# WHAT NEEDS TO BE DONE:
Retype only what runs from the first line of the listing to the line holding "from matplotlib.ticker import MultipleLocator", both included. Do not retype the pictures.

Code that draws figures
----

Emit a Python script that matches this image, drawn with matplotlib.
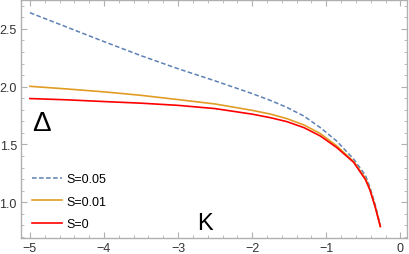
import matplotlib
matplotlib.use("Agg")
import matplotlib.pyplot as plt
from matplotlib.ticker import MultipleLocator

K = [-5.0, -4.5, -4.0, -3.5, -3.0, -2.5, -2.0, -1.75, -1.53, -1.3, -1.08, -0.86, -0.63, -0.47, -0.41, -0.34, -0.27]
delta_s005 = [2.64, 2.515, 2.39, 2.268, 2.155, 2.05, 1.94, 1.88, 1.82, 1.745, 1.645, 1.53, 1.373, 1.23, 1.13, 0.98, 0.80]
delta_s001 = [2.003, 1.98, 1.955, 1.925, 1.888, 1.85, 1.795, 1.762, 1.723, 1.668, 1.594, 1.488, 1.352, 1.205, 1.11, 0.963, 0.79]
delta_s0 = [1.897, 1.886, 1.871, 1.857, 1.838, 1.81, 1.762, 1.731, 1.697, 1.645, 1.573, 1.474, 1.345, 1.195, 1.105, 0.96, 0.79]

labels = ["S=0.05", "S=0.01", "S=0"]
colors = ["#5E81B5", "#E19C24", "#FF0000"]

plt.rcParams['font.family'] = ['Liberation Sans', 'DejaVu Sans']

fig = plt.figure(figsize=(4.09, 2.55), dpi=100)
ax = fig.add_axes([21/409, 16/255, 386/409, 238/255])

ax.plot(K, delta_s005, color=colors[0], lw=1.1, dashes=(3, 1.6), label=labels[0])
ax.plot(K, delta_s001, color=colors[1], lw=1.2, label=labels[1])
ax.plot(K, delta_s0, color=colors[2], lw=1.2, label=labels[2])

ax.set_xlim(-5.12, 0.09)
ax.set_ylim(0.69, 2.75)

ax.xaxis.set_major_locator(MultipleLocator(1))
ax.xaxis.set_minor_locator(MultipleLocator(0.2))
ax.yaxis.set_major_locator(MultipleLocator(0.5))
ax.yaxis.set_minor_locator(MultipleLocator(0.1))
ax.set_yticks([1.0, 1.5, 2.0, 2.5])
ax.set_yticklabels(["1.0", "1.5", "2.0", "2.5"])

for s in ax.spines.values():
    s.set_color("#b0b0b0")
    s.set_linewidth(1.0)
ax.tick_params(which='both', direction='in', top=True, right=True, color="#b0b0b0")
ax.tick_params(which='major', length=4, labelsize=9, labelcolor="#333333", pad=3)
ax.tick_params(which='minor', length=2)

ax.text(0.054, 0.483, "Δ", transform=ax.transAxes, fontsize=20, ha='center', va='center')
ax.text(0.477, 0.063, "K", transform=ax.transAxes, fontsize=17, ha='center', va='center')

ax.legend(loc='lower left', bbox_to_anchor=(0.0, -0.015), frameon=False, fontsize=9,
          handlelength=2.4, handletextpad=0.3, labelspacing=0.85)

fig.savefig("out.png", dpi=100)
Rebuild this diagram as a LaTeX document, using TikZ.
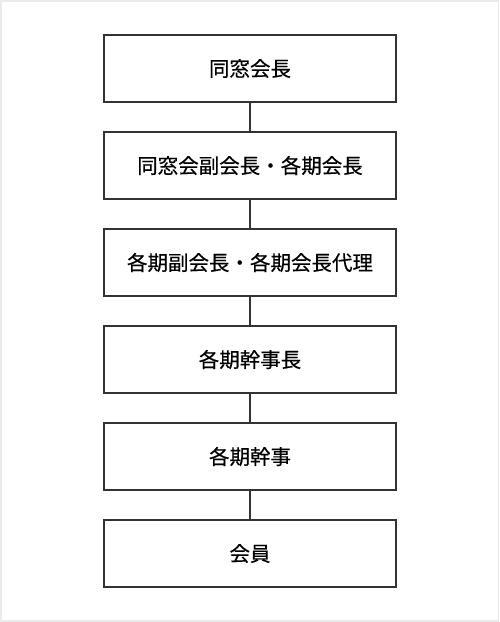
\documentclass[tikz,border=0pt]{standalone}
\usepackage{fontspec}
\newfontfamily\jpfont{Noto Sans CJK JP}[FakeBold=0.4]
\definecolor{edge}{HTML}{333333}
\definecolor{frame}{HTML}{EBEBEB}
\begin{document}
\begin{tikzpicture}[x=1pt,y=-1pt,
  rankbox/.style={draw=edge,line width=1.8pt,minimum width=292pt,minimum height=67pt,inner sep=0pt,font=\jpfont\fontsize{20.5pt}{24pt}\selectfont,text=black},
  link/.style={draw=edge,line width=1.8pt}]
\useasboundingbox (0,0) rectangle (500,622);
\draw[frame,line width=1.5pt] (0.75,0.75) rectangle (498.5,621);
\node[rankbox] (a) at (250,68.5) {同窓会長};
\node[rankbox] (b) at (250,165.5) {同窓会副会長・各期会長};
\node[rankbox] (c) at (250,262.5) {各期副会長・各期会長代理};
\node[rankbox] (d) at (250,359.5) {各期幹事長};
\node[rankbox] (e) at (250,456.5) {各期幹事};
\node[rankbox] (f) at (250,553.5) {会員};
\draw[link] (a) -- (b);
\draw[link] (b) -- (c);
\draw[link] (c) -- (d);
\draw[link] (d) -- (e);
\draw[link] (e) -- (f);
\end{tikzpicture}
\end{document}
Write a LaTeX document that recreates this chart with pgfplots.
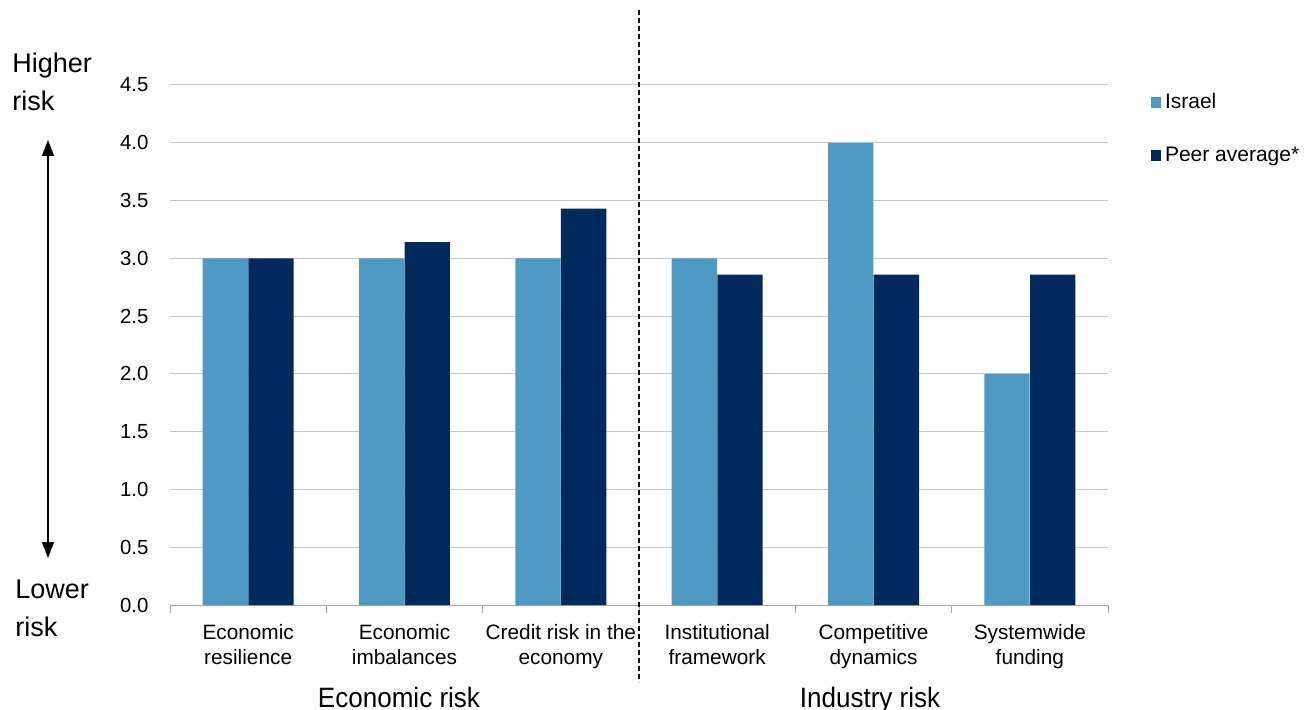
\documentclass[border=0pt]{standalone}
\usepackage{pgfplots}
\pgfplotsset{compat=1.18}
\usepackage{fontspec}
\setmainfont{Liberation Sans}
\usetikzlibrary{arrows.meta}
\definecolor{israel}{RGB}{78,154,196}
\definecolor{peer}{RGB}{0,42,92}
\definecolor{gridc}{RGB}{200,200,200}
\begin{document}
\begin{tikzpicture}
\path[use as bounding box] (0,0) rectangle (652pt,-355pt);
\begin{axis}[
  at={(85pt,-302.5pt)}, anchor=south west,
  scale only axis, width=469pt, height=260pt,
  ybar, bar width=0.29,
  xmin=-0.5, xmax=5.5, ymin=0, ymax=4.5,
  ytick={0,0.5,...,4.5},
  xtick={0,1,2,3,4,5},
  xticklabels={{Economic\\resilience},{Economic\\imbalances},{Credit risk in the\\economy},{Institutional\\framework},{Competitive\\dynamics},{Systemwide\\funding}},
  xticklabel style={align=center, font=\fontsize{10.4}{12.5}\selectfont, yshift=-2pt},
  yticklabel style={font=\fontsize{10.2}{12}\selectfont, xshift=-3pt},
  /pgf/number format/assume math mode=true,
  /pgf/number format/.cd, fixed, fixed zerofill, precision=1, /pgfplots/.cd,
  major x tick style={draw=none},
  minor xtick={-0.5,0.5,...,5.5},
  minor x tick style={draw=gray!70, line width=0.5pt},
  minor tick length=4pt,
  tick align=outside,
  major y tick style={draw=none},
  ymajorgrids, grid style={gridc, line width=0.5pt},
  axis x line*=bottom, axis y line*=left,
  x axis line style={gray!70, line width=0.5pt},
  y axis line style={draw=none},
  clip=false,
  legend style={at={(1.045,0.992)}, anchor=north west, draw=none, fill=none,
    font=\fontsize{10.5}{12}\selectfont, row sep=13.5pt, inner sep=0pt},
  legend cell align=left,
  legend image code/.code={\fill[#1] (0pt,-2.6pt) rectangle (5.2pt,2.6pt);},
]
\addplot[fill=israel, draw=none, bar shift=-0.146] coordinates {(0,3) (1,3) (2,3) (3,3) (4,4) (5,2)};
\addplot[fill=peer, draw=none, bar shift=0.146] coordinates {(0,3) (1,3.14) (2,3.43) (3,2.86) (4,2.86) (5,2.86)};
\legend{Israel, Peer average*}
\end{axis}
\begin{scope}[x=0.5pt,y=-0.5pt]
\draw[black, line width=0.75pt, dash pattern=on 2.4pt off 1.6pt] (639,10) -- (639,682);
\draw[black, line width=0.55pt, {Triangle[width=6pt,length=8pt]}-{Triangle[width=6pt,length=8pt]}] (48,140) -- (48,558);
\node[anchor=base west, inner sep=0pt, font=\fontsize{13.5}{16}\selectfont] at (12,73) {Higher};
\node[anchor=base west, inner sep=0pt, font=\fontsize{13.5}{16}\selectfont] at (12,111) {risk};
\node[anchor=base west, inner sep=0pt, font=\fontsize{13.5}{16}\selectfont] at (15,598) {Lower};
\node[anchor=base west, inner sep=0pt, font=\fontsize{13.5}{16}\selectfont] at (15,636) {risk};
\node[anchor=base, font=\fontsize{14}{16}\selectfont, inner sep=0pt, xscale=0.93] at (399,707) {Economic risk};
\node[anchor=base, font=\fontsize{14}{16}\selectfont, inner sep=0pt, xscale=0.93] at (870,707) {Industry risk};
\end{scope}
\end{tikzpicture}
\end{document}
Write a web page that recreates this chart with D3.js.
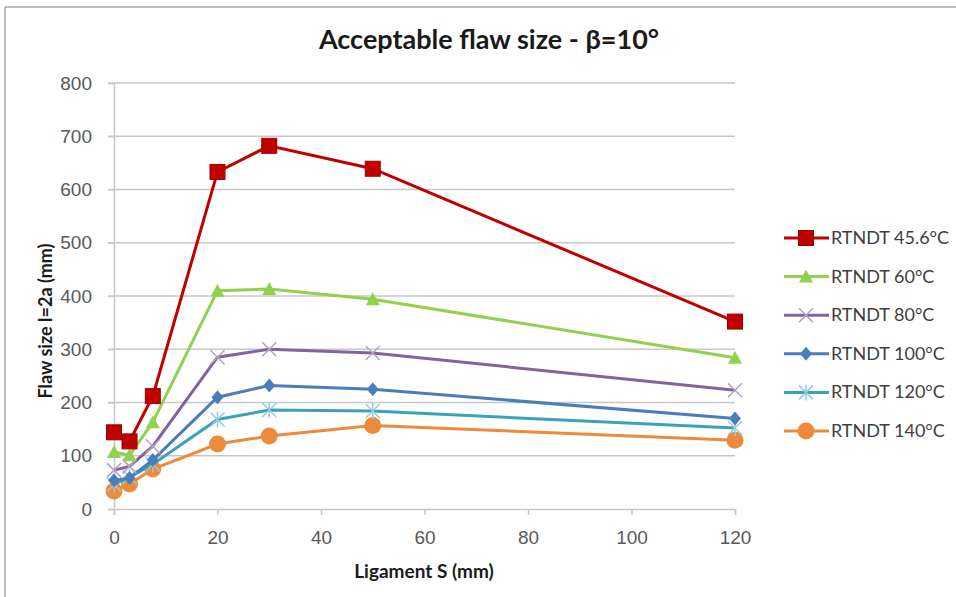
<!DOCTYPE html>
<html>
<head>
<meta charset="utf-8">
<script src="https://cdn.jsdelivr.net/npm/d3@7"></script>
<style>
  body { margin: 0; background: #fff; }
  svg { font-family: Lato, "Open Sans", sans-serif; }
</style>
</head>
<body>
<div id="chart"></div>
<script>
// Ligament S (mm) sample points
const ligament = [0, 3, 7.5, 20, 30, 50, 120];

const seriesNames = ["RTNDT 45.6°C", "RTNDT 60°C", "RTNDT 80°C", "RTNDT 100°C", "RTNDT 120°C", "RTNDT 140°C"];

// flaw size l=2a (mm), one list per series
const rt456 = [144, 127, 212, 633, 682, 639, 352];
const rt60  = [107, 101, 163, 410, 413, 394, 284];
const rt80  = [73, 80, 118, 285, 300, 293, 223];
const rt100 = [54, 58, 92, 210, 232, 225, 170];
const rt120 = [46, 60, 84, 168, 186, 184, 152];
const rt140 = [34, 47, 75, 122, 137, 157, 129];

const xTicks = [0, 20, 40, 60, 80, 100, 120];
const yTicks = [0, 100, 200, 300, 400, 500, 600, 700, 800];

const colors = ["#c00000", "#92d050", "#8064a2", "#4a7ebb", "#3aa3b8", "#ec8a3e"];
const markers = ["square", "triangle", "x", "diamond", "star", "circle"];
const allValues = [rt456, rt60, rt80, rt100, rt120, rt140];

const width = 956, height = 597;
const margin = { left: 114, right: 221, top: 83, bottom: 88 };

const svg = d3.select("#chart").append("svg")
    .attr("width", width)
    .attr("height", height);

// outer frame (only top/left visible in reference)
svg.append("line").attr("x1", 5).attr("x2", width).attr("y1", 7).attr("y2", 7)
    .attr("stroke", "#7f7f7f").attr("stroke-width", 1);
svg.append("line").attr("x1", 5).attr("x2", 5).attr("y1", 7).attr("y2", height)
    .attr("stroke", "#7f7f7f").attr("stroke-width", 1);

const x = d3.scaleLinear().domain([0, 120]).range([margin.left, width - margin.right]);
const y = d3.scaleLinear().domain([0, 800]).range([height - margin.bottom, margin.top]);

// gridlines
svg.append("g")
    .selectAll("line")
    .data(yTicks.filter(d => d > 0))
    .join("line")
    .attr("x1", x(0) - 6)
    .attr("x2", x(120))
    .attr("y1", d => y(d))
    .attr("y2", d => y(d))
    .attr("stroke", "#c8c8c8")
    .attr("stroke-width", 1.5);

// y axis
const yAxis = svg.append("g")
    .attr("transform", `translate(${x(0)},0)`)
    .call(d3.axisLeft(y).tickValues(yTicks).tickSize(6).tickPadding(16));
yAxis.select(".domain").attr("stroke", "#c8c8c8").attr("stroke-width", 1.5);
yAxis.selectAll(".tick line").attr("stroke", "#c8c8c8").attr("stroke-width", 1.5);
yAxis.selectAll("text").attr("fill", "#595959").attr("font-size", 19);

// x axis
const xAxis = svg.append("g")
    .attr("transform", `translate(0,${y(0)})`)
    .call(d3.axisBottom(x).tickValues(xTicks).tickSize(6).tickPadding(16).tickSizeOuter(6));
xAxis.select(".domain").attr("stroke", "#c8c8c8").attr("stroke-width", 1.5);
xAxis.selectAll(".tick line").attr("stroke", "#c8c8c8").attr("stroke-width", 1.5);
xAxis.selectAll("text").attr("fill", "#595959").attr("font-size", 19);

// titles
svg.append("text")
    .attr("x", 489).attr("y", 49)
    .attr("text-anchor", "middle")
    .attr("font-size", 27).attr("font-weight", "bold").attr("fill", "#1a1a1a")
    .text("Acceptable flaw size - β=10°");

svg.append("text")
    .attr("x", 424).attr("y", 578)
    .attr("text-anchor", "middle")
    .attr("font-size", 19).attr("font-weight", "bold").attr("fill", "#1a1a1a")
    .text("Ligament S (mm)");

svg.append("text")
    .attr("transform", `translate(52,321) rotate(-90)`)
    .attr("text-anchor", "middle")
    .attr("font-size", 18).attr("font-weight", "bold").attr("fill", "#1a1a1a")
    .text("Flaw size l=2a (mm)");

// marker drawing
function drawMarker(g, type, color, cx, cy) {
    if (type === "square") {
        g.append("rect").attr("x", cx - 7.5).attr("y", cy - 7.5).attr("width", 15).attr("height", 15)
            .attr("fill", color).attr("stroke", "#9e0000").attr("stroke-width", 1);
    } else if (type === "triangle") {
        g.append("path").attr("d", `M${cx},${cy - 7}L${cx + 7},${cy + 6}L${cx - 7},${cy + 6}Z`)
            .attr("fill", color);
    } else if (type === "diamond") {
        g.append("path").attr("d", `M${cx},${cy - 7}L${cx + 6},${cy}L${cx},${cy + 7}L${cx - 6},${cy}Z`)
            .attr("fill", color);
    } else if (type === "circle") {
        g.append("circle").attr("cx", cx).attr("cy", cy).attr("r", 8.5).attr("fill", color);
    } else if (type === "x") {
        g.append("path").attr("d", `M${cx - 7},${cy - 7}L${cx + 7},${cy + 7}M${cx - 7},${cy + 7}L${cx + 7},${cy - 7}`)
            .attr("stroke", "#b3a2c7").attr("stroke-width", 1.5).attr("fill", "none");
    } else if (type === "star") {
        g.append("path").attr("d", `M${cx - 7},${cy - 7}L${cx + 7},${cy + 7}M${cx - 7},${cy + 7}L${cx + 7},${cy - 7}M${cx},${cy - 8}L${cx},${cy + 8}`)
            .attr("stroke", "#93cddd").attr("stroke-width", 1.5).attr("fill", "none");
    }
}

const line = d3.line()
    .x((d, i) => x(ligament[i]))
    .y(d => y(d));

// draw series bottom to top so red is on top
const plot = svg.append("g");
for (let s = allValues.length - 1; s >= 0; s--) {
    const g = plot.append("g");
    g.append("path")
        .attr("d", line(allValues[s]))
        .attr("fill", "none")
        .attr("stroke", colors[s])
        .attr("stroke-width", 3);
    allValues[s].forEach((v, i) => drawMarker(g, markers[s], colors[s], x(ligament[i]), y(v)));
}

// legend
const legend = svg.append("g");
seriesNames.forEach((name, s) => {
    const ly = 238 + s * 38.6;
    const g = legend.append("g");
    g.append("line").attr("x1", 784).attr("x2", 829).attr("y1", ly).attr("y2", ly)
        .attr("stroke", colors[s]).attr("stroke-width", 3);
    drawMarker(g, markers[s], colors[s], 806, ly);
    g.append("text").attr("x", 831).attr("y", ly + 6)
        .attr("font-size", 18).attr("fill", "#404040")
        .text(name);
});
</script>
</body>
</html>
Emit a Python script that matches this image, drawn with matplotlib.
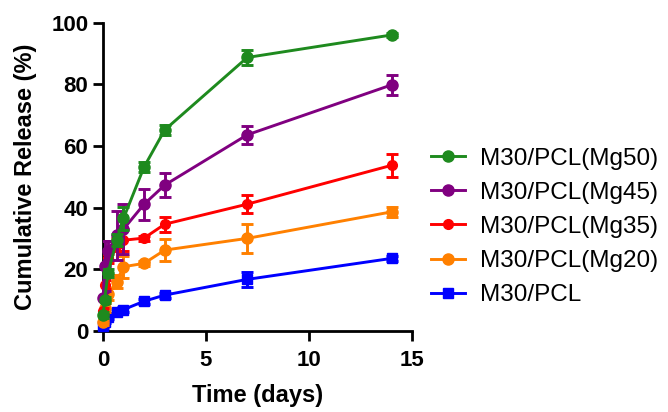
import numpy as np
import matplotlib
matplotlib.use("Agg")
import matplotlib.pyplot as plt
from matplotlib.lines import Line2D

plt.rcParams['font.family'] = ['Liberation Sans', 'DejaVu Sans']

# time points (days)
days = [0.02, 0.083, 0.25, 0.67, 1, 2, 3, 7, 14]

labels = ['M30/PCL(Mg50)', 'M30/PCL(Mg45)', 'M30/PCL(Mg35)', 'M30/PCL(Mg20)', 'M30/PCL']
colors = ['#1e8a1e', '#800080', '#ff0000', '#ff8000', '#0000ff']
markers = ['o', 'o', 'o', 'o', 's']

mg50 = [5.1, 10.0, 18.8, 29.4, 36.5, 53.2, 65.2, 88.7, 96.0]
mg50_err = [1.0, 1.0, 1.2, 2.0, 3.8, 1.5, 1.5, 2.4, 0.5]
mg45 = [10.7, 21.0, 26.0, 31.0, 33.0, 41.1, 47.3, 63.6, 79.8]
mg45_err = [2.0, 8.0, 3.0, 8.0, 8.0, 5.0, 3.8, 2.9, 3.2]
mg35 = [6.5, 15.0, 23.5, 28.0, 29.4, 30.1, 34.6, 41.1, 53.7]
mg35_err = [1.0, 1.5, 1.5, 2.0, 3.5, 0.8, 2.4, 3.0, 3.8]
mg20 = [3.0, 7.5, 12.0, 16.0, 20.8, 21.9, 26.2, 30.0, 38.6]
mg20_err = [1.0, 1.5, 2.0, 2.0, 3.5, 0.8, 3.5, 4.8, 1.6]
pcl = [1.5, 3.0, 4.5, 6.2, 6.9, 9.6, 11.6, 16.7, 23.5]
pcl_err = [0.5, 0.5, 0.8, 0.8, 0.8, 0.8, 0.8, 2.4, 0.8]

series = [mg50, mg45, mg35, mg20, pcl]
errs = [mg50_err, mg45_err, mg35_err, mg20_err, pcl_err]

fig = plt.figure(figsize=(6.68, 4.12), dpi=100)
ax = fig.add_axes([0.154, 0.197, 0.463, 0.748])

sizes = [8, 8, 7, 8, 7]
handles = []
# draw blue first so green ends up on top
for i in range(4, -1, -1):
    eb = ax.errorbar(days, series[i], yerr=errs[i], color=colors[i], marker=markers[i],
                     markersize=sizes[i], linewidth=2.1, elinewidth=2.1, capsize=4,
                     capthick=2.1, zorder=3 + (4 - i))
    for art in eb.lines[:1]:
        art.set_clip_on(False)
for i in range(5):
    handles.append(Line2D([], [], color=colors[i], marker=markers[i],
                          markersize=sizes[i], linewidth=2.1))

ax.set_xlim(0, 15)
ax.set_ylim(0, 100)
ax.set_xticks([0, 5, 10, 15])
ax.set_yticks([0, 20, 40, 60, 80, 100])
ax.spines['top'].set_visible(False)
ax.spines['right'].set_visible(False)
for s in ['left', 'bottom']:
    ax.spines[s].set_linewidth(2)
ax.tick_params(width=2, length=7, labelsize=16)
ax.tick_params(axis='x', pad=7)
for t in ax.get_xticklabels() + ax.get_yticklabels():
    t.set_fontweight('bold')
ax.set_xlabel('Time (days)', fontsize=17, fontweight='bold', labelpad=9)
ax.set_ylabel('Cumulative Release (%)', fontsize=17, fontweight='bold', labelpad=10)

ax.legend(handles, labels, loc='center left', bbox_to_anchor=(0.99, 0.337),
          frameon=False, fontsize=17.5, handlelength=1.4, handletextpad=0.6,
          labelspacing=0.5)

fig.savefig('out.png', dpi=100)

----

# THE ANSWER:
Emit a Python script that matches this image, drawn with matplotlib.
import matplotlib
matplotlib.use("Agg")
import matplotlib.pyplot as plt
from matplotlib.ticker import MultipleLocator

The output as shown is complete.